After a years-long stalemate on the issue, an agreement on how to sentence juveniles who commit first degree murder came to speedy resolution this week. Sen. Bob Dixon (R-Springfield), sponsor of SB 590, and Rep. Robert Cornejo (R-St. Peters), House handler of the bill, ironed out the final details after lengthy negotiations between prosecutors, defense attorneys and various advocate groups.
Under the final version of SB 590, juveniles below the age of 18 could be sentenced with three options: a defined sentence of between 30-40 years, life imprisonment with eligibility for parole, or life without parole (LWOP). If LWOP is being sought, a process must be followed with the court and various factors considered. Based on Supreme Court rulings the bill also allows juveniles previously sentenced to LWOP to be eligible for review by the parole board after serving 25 years.

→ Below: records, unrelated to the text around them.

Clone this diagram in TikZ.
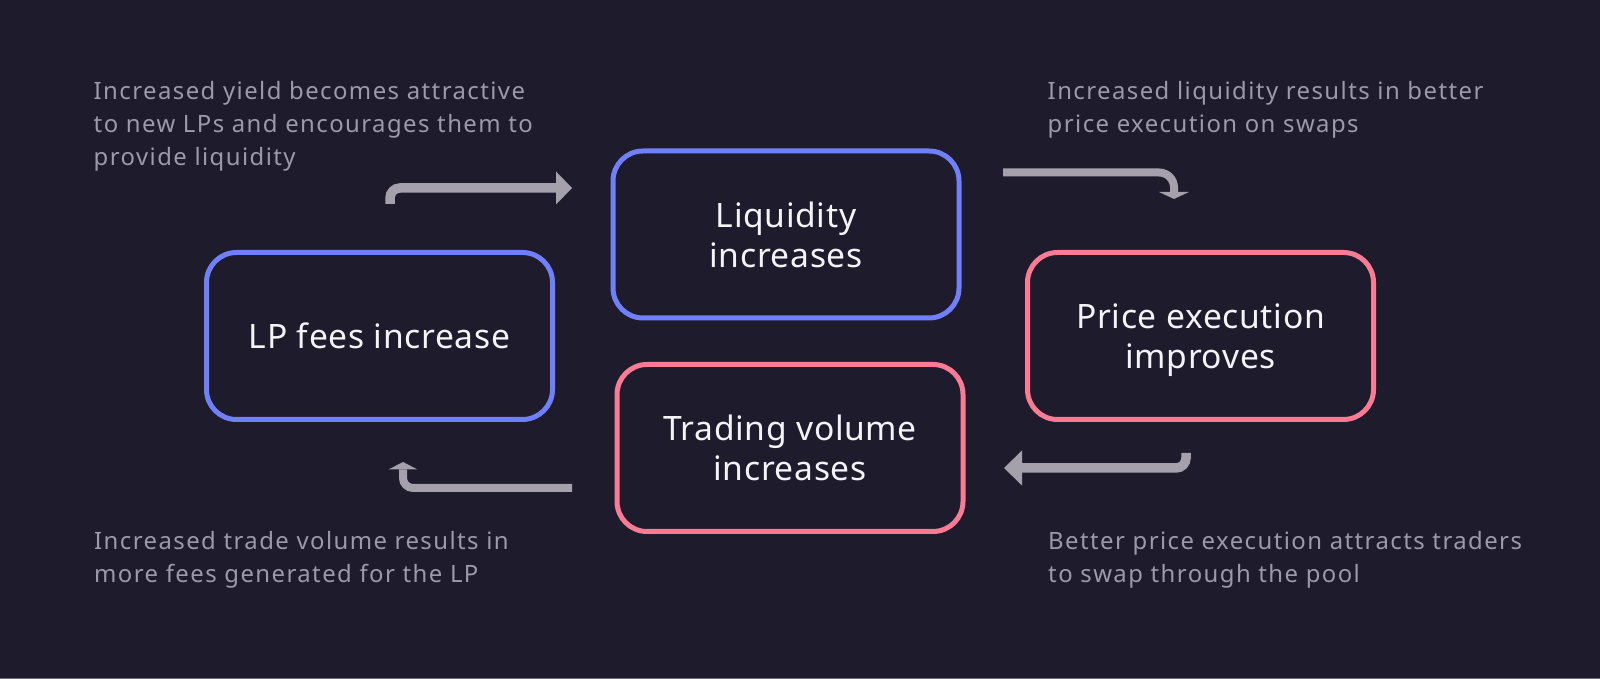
\documentclass[tikz,border=0pt]{standalone}
\usepackage{fontspec}
\setmainfont{Noto Sans}
\newfontfamily\boxfont[LetterSpace=2]{Noto Sans}
\newfontfamily\notefont[LetterSpace=6]{Noto Sans}
\usetikzlibrary{%
  arrows.meta,%
  positioning,%
  calc%
}
\definecolor{bgdark}{HTML}{1E1B2C}
\definecolor{liqblue}{HTML}{6F80FA}
\definecolor{volpink}{HTML}{FA7B93}
\definecolor{arrowgray}{HTML}{A4A1AD}
\definecolor{notegray}{HTML}{9C99A8}
\definecolor{boxtext}{HTML}{F4F4F6}

\begin{document}
\begin{tikzpicture}[
  font=\boxfont\fontsize{9.56pt}{11.4pt}\selectfont,
  cyclebox/.style={draw, line width=0.05cm, rounded corners=0.3cm,
    minimum width=3.46cm, minimum height=1.67cm, align=center,
    text depth=0pt, text=boxtext, fill=bgdark},
  bluebox/.style={cyclebox, draw=liqblue},
  pinkbox/.style={cyclebox, draw=volpink},
  note/.style={anchor=north west, align=left, inner sep=0pt, text=notegray,
    font=\notefont\fontsize{6.8pt}{9.3pt}\selectfont},
  flow/.style={draw=arrowgray, line width=0.095cm, rounded corners=0.1cm}
]

\fill[bgdark] (0,0) rectangle (16,6.79);
\useasboundingbox (0,0) rectangle (16,6.79);
\draw[arrowgray!60!bgdark, line width=0.01cm] (0,0.005) -- (16,0.005);

% the four steps of the cycle
\node[bluebox] (fees) at (3.795,3.43) {LP fees increase};
\node[bluebox] (liq) at (7.86,4.445) {Liquidity\\increases};
\node[pinkbox] (price) at (12.005,3.43) {Price execution\\improves};
\node[pinkbox] (vol) at (7.90,2.31) {Trading volume\\increases};

% explanations
\node[note] (tfees) at (0.93,5.98) {Increased yield becomes attractive\\to new LPs and encourages them to\\provide liquidity};
\node[note] (tliq) at (10.47,5.98) {Increased liquidity results in better\\price execution on swaps};
\node[note] (tvol) at (0.935,1.48) {Increased trade volume results in\\more fees generated for the LP};
\node[note] (tprice) at (10.475,1.48) {Better price execution attracts traders\\to swap through the pool};

% arrow ends
\coordinate (a1) at (3.90,4.75);
\coordinate (b1) at (5.72,4.91);
\coordinate (a2) at (10.03,5.065);
\coordinate (b2) at (11.74,4.80);
\coordinate (a3) at (11.86,2.26);
\coordinate (b3) at (10.04,2.11);
\coordinate (a4) at (5.72,1.91);
\coordinate (b4) at (4.03,2.17);

\draw[flow, -{Triangle[length=0.16cm,width=0.33cm,line width=0pt]}] (a1) |- (b1);
\draw[flow, line width=0.08cm, rounded corners=0.15cm,
  -{Triangle[length=0.07cm,width=0.30cm,line width=0pt]}] (a2) -| (b2);
\draw[flow, -{Triangle[length=0.18cm,width=0.35cm,line width=0pt]}] (a3) |- (b3);
\draw[flow, line width=0.08cm,
  -{Triangle[length=0.075cm,width=0.29cm,line width=0pt]}] (a4) -| (b4);

\end{tikzpicture}
\end{document}
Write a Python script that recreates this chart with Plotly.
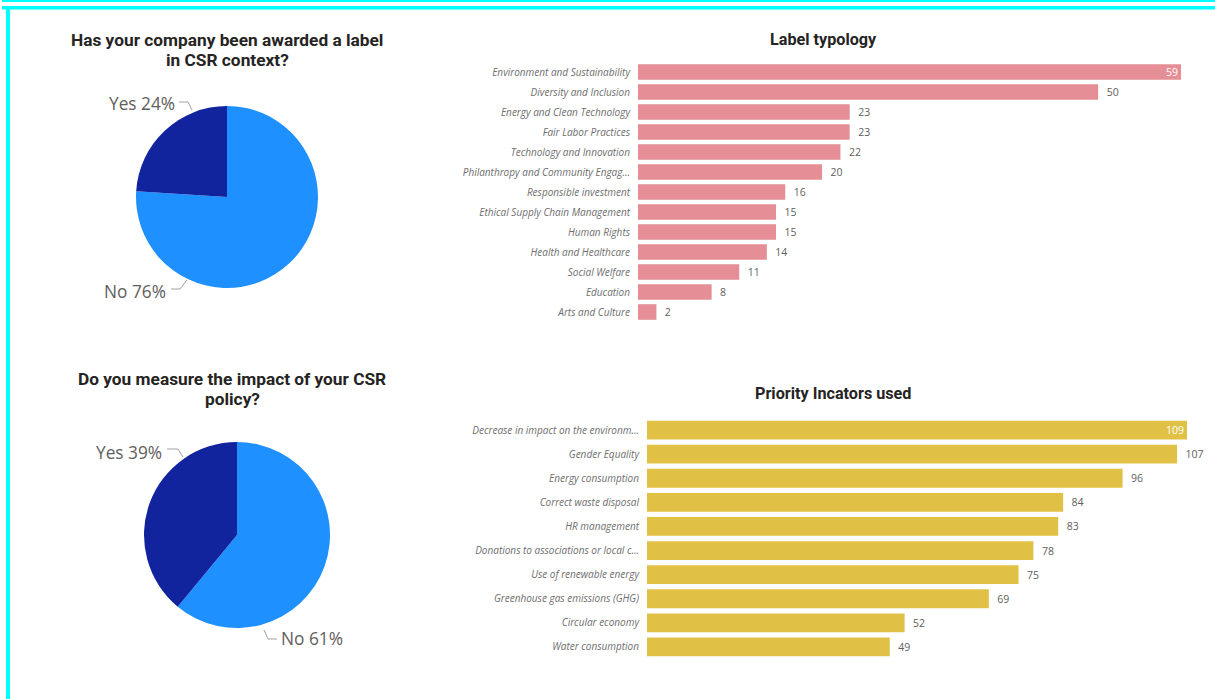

With the clock ticking, Rep. Cornejo brought the bill up for debate in the House and after discussion the bill was approved by a vote of 145-1. The attention then turned to the Senate that brought the bill up for debate in a matter of hours. The Senate approved the bill by a vote of 32-0. The bill now heads to Governor Nixon.
With the passage of SB 590, the issue of juvenile sentencing is resolved. While neither side got everything they wanted, the process showed a spirit of cooperation in solving a difficult situation.